> _DATA SHOWN_:
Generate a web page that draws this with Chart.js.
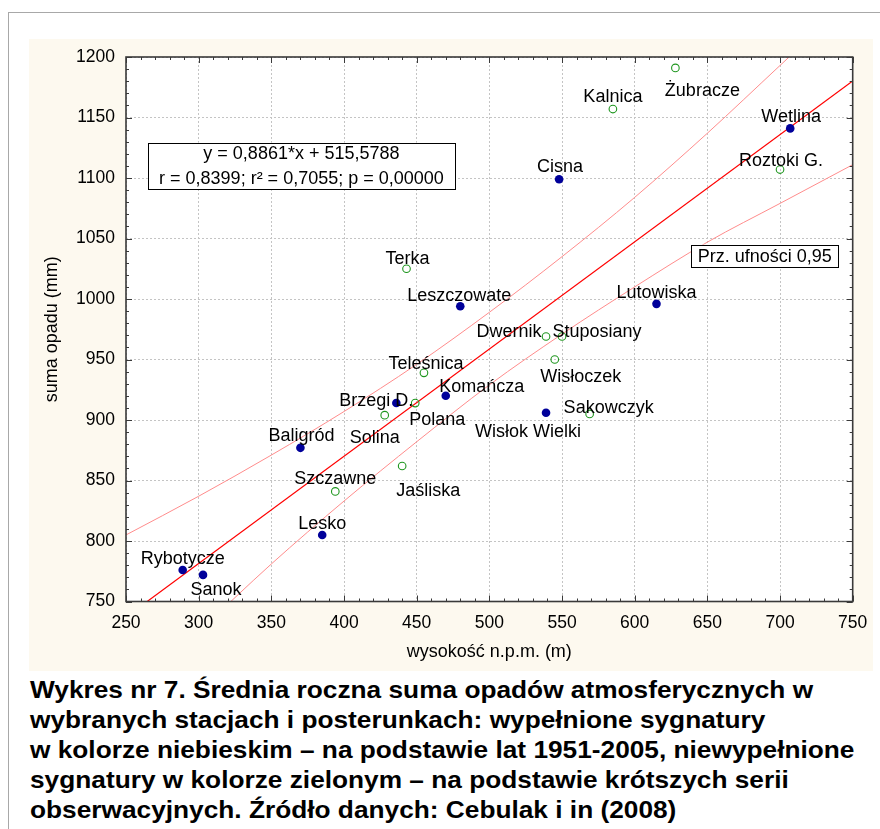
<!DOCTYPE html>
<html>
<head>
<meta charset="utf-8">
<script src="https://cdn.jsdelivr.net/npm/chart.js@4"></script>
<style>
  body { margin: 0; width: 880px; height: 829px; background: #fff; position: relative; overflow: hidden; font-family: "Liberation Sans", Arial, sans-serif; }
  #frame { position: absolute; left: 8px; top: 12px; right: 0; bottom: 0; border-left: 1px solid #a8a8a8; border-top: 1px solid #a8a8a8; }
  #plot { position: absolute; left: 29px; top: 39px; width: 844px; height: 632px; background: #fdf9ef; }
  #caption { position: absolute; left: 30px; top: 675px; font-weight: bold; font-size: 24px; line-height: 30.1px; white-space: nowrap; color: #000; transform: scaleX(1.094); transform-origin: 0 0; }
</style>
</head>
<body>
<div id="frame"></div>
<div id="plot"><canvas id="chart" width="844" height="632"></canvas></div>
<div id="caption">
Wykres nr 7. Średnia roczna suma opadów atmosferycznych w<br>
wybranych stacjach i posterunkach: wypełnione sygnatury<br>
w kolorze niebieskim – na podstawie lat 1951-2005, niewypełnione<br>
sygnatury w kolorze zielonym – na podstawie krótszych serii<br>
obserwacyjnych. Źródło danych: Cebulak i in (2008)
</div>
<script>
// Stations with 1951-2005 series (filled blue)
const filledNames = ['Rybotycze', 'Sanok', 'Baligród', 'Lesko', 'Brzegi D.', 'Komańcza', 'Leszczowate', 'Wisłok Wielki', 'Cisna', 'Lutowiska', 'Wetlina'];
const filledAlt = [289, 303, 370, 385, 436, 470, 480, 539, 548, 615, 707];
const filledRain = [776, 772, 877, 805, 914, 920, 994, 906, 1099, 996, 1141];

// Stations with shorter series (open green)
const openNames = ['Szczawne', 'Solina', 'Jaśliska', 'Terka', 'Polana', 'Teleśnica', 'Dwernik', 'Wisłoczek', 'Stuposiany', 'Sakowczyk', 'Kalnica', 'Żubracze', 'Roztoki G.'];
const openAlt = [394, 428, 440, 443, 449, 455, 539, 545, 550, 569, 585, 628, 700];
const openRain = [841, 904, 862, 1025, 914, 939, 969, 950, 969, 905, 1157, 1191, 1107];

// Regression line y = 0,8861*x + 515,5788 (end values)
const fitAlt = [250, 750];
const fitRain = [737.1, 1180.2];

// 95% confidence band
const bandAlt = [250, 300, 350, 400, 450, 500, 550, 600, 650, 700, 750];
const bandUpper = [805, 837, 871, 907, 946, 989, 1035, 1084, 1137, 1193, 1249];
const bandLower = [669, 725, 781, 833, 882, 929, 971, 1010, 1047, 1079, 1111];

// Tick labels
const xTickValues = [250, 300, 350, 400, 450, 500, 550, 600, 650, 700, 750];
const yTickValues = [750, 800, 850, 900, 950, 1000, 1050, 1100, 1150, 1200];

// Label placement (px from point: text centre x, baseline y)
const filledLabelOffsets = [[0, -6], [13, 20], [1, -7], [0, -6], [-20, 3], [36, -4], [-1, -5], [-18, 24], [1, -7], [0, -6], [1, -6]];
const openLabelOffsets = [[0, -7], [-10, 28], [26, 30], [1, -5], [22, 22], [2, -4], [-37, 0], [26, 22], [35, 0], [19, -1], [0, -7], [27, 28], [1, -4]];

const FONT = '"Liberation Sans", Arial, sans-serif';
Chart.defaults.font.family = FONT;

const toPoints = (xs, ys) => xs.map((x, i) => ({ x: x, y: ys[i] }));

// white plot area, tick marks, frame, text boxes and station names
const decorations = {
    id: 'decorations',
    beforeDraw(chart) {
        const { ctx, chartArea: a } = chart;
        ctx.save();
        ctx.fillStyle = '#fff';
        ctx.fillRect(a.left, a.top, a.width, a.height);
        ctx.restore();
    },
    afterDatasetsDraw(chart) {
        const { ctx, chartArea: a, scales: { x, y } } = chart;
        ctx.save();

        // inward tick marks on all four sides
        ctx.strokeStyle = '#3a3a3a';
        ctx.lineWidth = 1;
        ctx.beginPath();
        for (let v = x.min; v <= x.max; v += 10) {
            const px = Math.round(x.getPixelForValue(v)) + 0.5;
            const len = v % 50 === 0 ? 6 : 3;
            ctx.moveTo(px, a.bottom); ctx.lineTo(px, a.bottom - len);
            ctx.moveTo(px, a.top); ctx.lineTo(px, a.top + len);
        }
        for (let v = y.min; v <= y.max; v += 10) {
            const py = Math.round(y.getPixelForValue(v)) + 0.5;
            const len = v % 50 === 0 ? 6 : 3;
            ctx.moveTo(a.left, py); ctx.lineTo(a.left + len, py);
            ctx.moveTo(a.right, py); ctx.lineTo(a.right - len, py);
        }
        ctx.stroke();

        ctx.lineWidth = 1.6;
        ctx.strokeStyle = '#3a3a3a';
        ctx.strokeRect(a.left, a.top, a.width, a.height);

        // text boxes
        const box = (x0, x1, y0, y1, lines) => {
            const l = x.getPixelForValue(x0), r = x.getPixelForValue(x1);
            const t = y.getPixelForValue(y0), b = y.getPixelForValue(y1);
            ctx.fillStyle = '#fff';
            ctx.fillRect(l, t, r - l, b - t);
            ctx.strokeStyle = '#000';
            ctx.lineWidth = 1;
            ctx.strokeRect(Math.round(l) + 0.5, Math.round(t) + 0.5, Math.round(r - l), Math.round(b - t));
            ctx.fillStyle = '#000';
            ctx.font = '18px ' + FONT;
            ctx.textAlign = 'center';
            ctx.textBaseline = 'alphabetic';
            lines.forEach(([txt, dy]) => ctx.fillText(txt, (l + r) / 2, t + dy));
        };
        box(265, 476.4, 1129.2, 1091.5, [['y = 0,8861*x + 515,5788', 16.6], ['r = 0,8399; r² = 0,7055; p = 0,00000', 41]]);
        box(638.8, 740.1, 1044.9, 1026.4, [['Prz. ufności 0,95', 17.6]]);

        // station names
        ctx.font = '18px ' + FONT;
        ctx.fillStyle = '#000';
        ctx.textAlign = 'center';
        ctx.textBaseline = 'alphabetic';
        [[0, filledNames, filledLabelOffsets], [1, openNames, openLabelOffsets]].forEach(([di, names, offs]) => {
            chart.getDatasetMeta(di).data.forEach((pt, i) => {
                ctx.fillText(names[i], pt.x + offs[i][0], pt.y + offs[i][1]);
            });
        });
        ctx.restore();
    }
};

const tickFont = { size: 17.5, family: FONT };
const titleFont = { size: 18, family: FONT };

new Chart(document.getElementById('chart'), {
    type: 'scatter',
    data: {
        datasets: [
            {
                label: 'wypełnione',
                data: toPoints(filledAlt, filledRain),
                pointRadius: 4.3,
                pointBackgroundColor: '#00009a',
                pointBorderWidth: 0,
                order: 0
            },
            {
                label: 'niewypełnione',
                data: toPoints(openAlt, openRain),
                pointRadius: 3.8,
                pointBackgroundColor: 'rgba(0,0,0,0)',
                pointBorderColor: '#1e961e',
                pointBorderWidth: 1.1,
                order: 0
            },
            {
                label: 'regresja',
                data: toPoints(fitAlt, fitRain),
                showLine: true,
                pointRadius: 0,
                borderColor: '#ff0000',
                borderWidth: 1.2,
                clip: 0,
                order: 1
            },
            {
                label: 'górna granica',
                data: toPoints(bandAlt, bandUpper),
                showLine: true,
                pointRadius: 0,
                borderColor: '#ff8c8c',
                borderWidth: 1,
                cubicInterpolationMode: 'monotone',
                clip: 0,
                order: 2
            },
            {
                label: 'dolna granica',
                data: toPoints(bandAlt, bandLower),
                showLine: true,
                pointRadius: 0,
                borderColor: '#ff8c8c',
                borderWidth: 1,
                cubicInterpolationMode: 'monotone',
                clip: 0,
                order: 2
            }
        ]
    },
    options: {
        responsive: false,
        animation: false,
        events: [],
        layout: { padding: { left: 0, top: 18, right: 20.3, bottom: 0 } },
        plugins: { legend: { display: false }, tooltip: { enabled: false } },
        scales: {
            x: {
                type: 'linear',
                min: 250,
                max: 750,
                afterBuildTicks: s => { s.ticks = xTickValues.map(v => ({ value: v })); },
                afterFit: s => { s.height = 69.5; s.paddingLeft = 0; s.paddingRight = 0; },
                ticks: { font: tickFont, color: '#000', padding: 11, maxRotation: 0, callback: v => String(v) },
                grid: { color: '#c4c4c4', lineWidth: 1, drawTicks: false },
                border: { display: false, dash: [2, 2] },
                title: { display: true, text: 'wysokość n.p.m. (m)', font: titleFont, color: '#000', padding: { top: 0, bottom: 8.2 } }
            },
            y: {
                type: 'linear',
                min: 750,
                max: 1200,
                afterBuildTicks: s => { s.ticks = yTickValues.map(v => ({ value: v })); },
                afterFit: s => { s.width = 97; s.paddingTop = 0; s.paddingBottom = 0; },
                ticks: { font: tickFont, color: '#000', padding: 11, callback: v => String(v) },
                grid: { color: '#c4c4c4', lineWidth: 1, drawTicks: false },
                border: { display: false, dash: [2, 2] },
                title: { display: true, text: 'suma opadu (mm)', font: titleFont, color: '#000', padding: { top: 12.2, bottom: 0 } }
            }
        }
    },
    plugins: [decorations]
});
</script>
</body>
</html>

> _EXERCISE GOAL_: Could the lines from the top of the material through the line with "1099, 996, 1141];" be repeated exactly, pictures left out?

> _EXERCISE RESPONSE_:
Generate a web page that draws this with Chart.js.
<!DOCTYPE html>
<html>
<head>
<meta charset="utf-8">
<script src="https://cdn.jsdelivr.net/npm/chart.js@4"></script>
<style>
  body { margin: 0; width: 880px; height: 829px; background: #fff; position: relative; overflow: hidden; font-family: "Liberation Sans", Arial, sans-serif; }
  #frame { position: absolute; left: 8px; top: 12px; right: 0; bottom: 0; border-left: 1px solid #a8a8a8; border-top: 1px solid #a8a8a8; }
  #plot { position: absolute; left: 29px; top: 39px; width: 844px; height: 632px; background: #fdf9ef; }
  #caption { position: absolute; left: 30px; top: 675px; font-weight: bold; font-size: 24px; line-height: 30.1px; white-space: nowrap; color: #000; transform: scaleX(1.094); transform-origin: 0 0; }
</style>
</head>
<body>
<div id="frame"></div>
<div id="plot"><canvas id="chart" width="844" height="632"></canvas></div>
<div id="caption">
Wykres nr 7. Średnia roczna suma opadów atmosferycznych w<br>
wybranych stacjach i posterunkach: wypełnione sygnatury<br>
w kolorze niebieskim – na podstawie lat 1951-2005, niewypełnione<br>
sygnatury w kolorze zielonym – na podstawie krótszych serii<br>
obserwacyjnych. Źródło danych: Cebulak i in (2008)
</div>
<script>
// Stations with 1951-2005 series (filled blue)
const filledNames = ['Rybotycze', 'Sanok', 'Baligród', 'Lesko', 'Brzegi D.', 'Komańcza', 'Leszczowate', 'Wisłok Wielki', 'Cisna', 'Lutowiska', 'Wetlina'];
const filledAlt = [289, 303, 370, 385, 436, 470, 480, 539, 548, 615, 707];
const filledRain = [776, 772, 877, 805, 914, 920, 994, 906, 1099, 996, 1141];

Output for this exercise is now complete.